Australia’s Playground Weekender is everything that a boutique festival should be, and to top it all it takes place in one of the most beautiful places on earth. An hour north of the Sydney suburbs, we’re into the Bush proper. Ferried along the Hawkesbury River in a boat, we’re deposited in an eye-wateringly gorgeous gorge, hemmed in by sweeping cliffs and forests, at a holiday park with just a few thousand other revelers.
But it’s not quite as exotic as first appearances suggest. A friend of the festival’s organiser tells DiS that Playground was “Designed for English ex-pats living in Bondi”. And who is the organiser? “An English ex-pat living in Bondi!” comes the response. Fair dinkum, then, but we’re swept up and seduced by the place - funny how Australia can have this nagging effect on you; it builds little by little.
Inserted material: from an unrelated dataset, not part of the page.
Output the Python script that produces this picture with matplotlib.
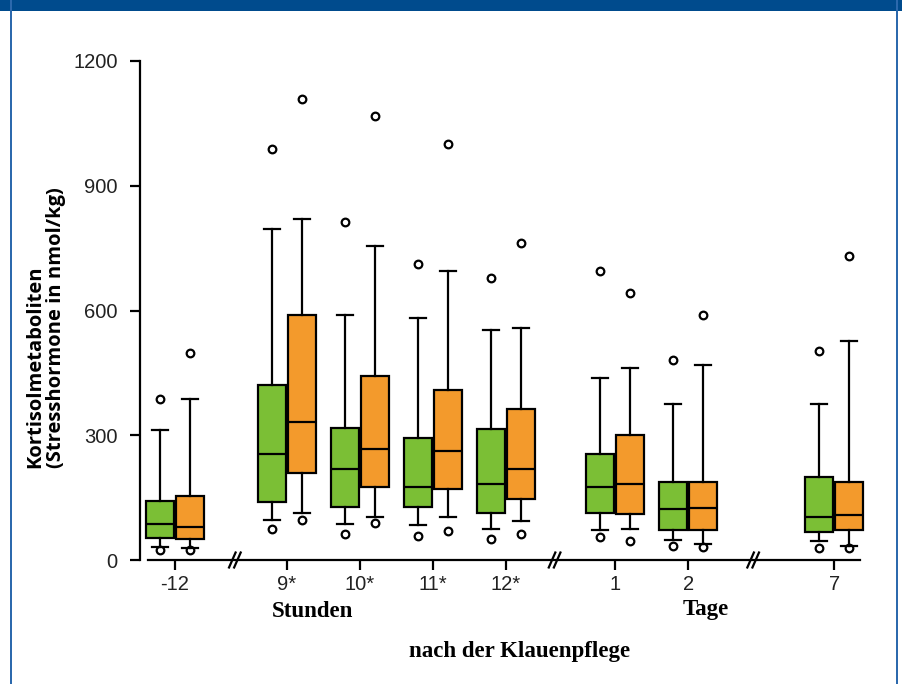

It’s a little bit like falling in love.
And despite our initial concerns about the slightly lacklustre line-up (concerns not eased when we find out that we’re missing Architecture in Helsinki, Buraka Som Sistema and El Guincho, all playing down the road at the Laneways Festival the same weekend) we decide on the only option available: do the Aussie thing and make the bloody best out of whatever you’ve got yourself into.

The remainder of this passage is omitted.